Posted on 08/12/2012 12:03:38 PM PDT by Jim Robinson

Does the employment of Keynesian economics actually spark the economy, or merely help those in office keep their jobs?

Low interest rates: check.

Tax breaks: check

Deficit spending to stimulate the economy: check.

Three primary tools in the Keynesian toolbox, used in significant doses in order to combat economic instability. For decades, they have been the central tenets utilized by various governments in numerous battles to stabilize the economy, up to and including the recent devastation wrought by the post-2008 financial crisis. In this latest iteration and via numerous efforts bookended by TARP and QE2, the United States has invested massive dollars into both the private sector and general economic stimulus, simultaneously attempting to snuff out a forest fire with one hand while lighting a match with the other.

According to the National Bureau of Economic Research, the U.S. emerged from the Great Recession in June, 2009, eighteen months after it started — the longest continuous period of contraction and subnormal growth since the Depression of the 1930′s.
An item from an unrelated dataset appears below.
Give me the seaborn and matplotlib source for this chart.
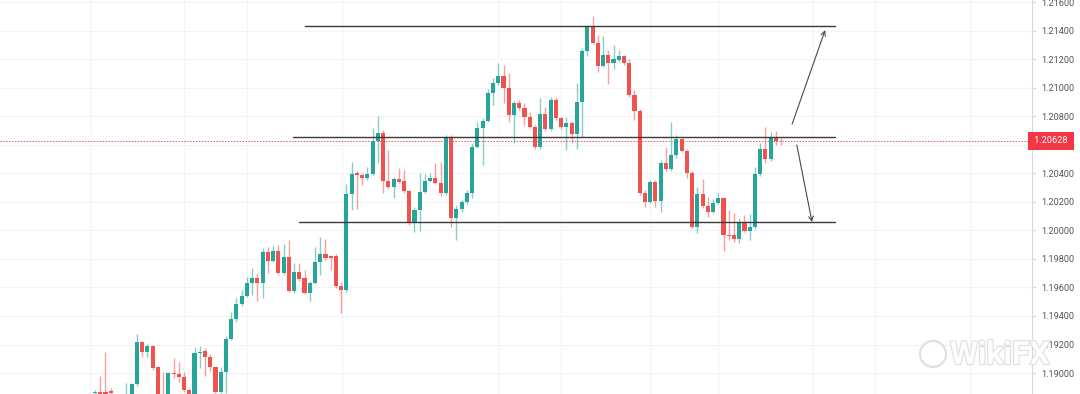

And yet, despite over $4 trillion in deficit spending since the start of the financial crisis, numerous Gallup polls show fading public confidence in the prospects for economic improvement in the near term. In fact, as of sixteen months ago, 69% believed the U.S. was either in a depression, still in recession or heading toward one.

Does Keynesian economic theory work? First, a summary of its essential underpinnings...

(Excerpt) Read more at decodedscience.com ...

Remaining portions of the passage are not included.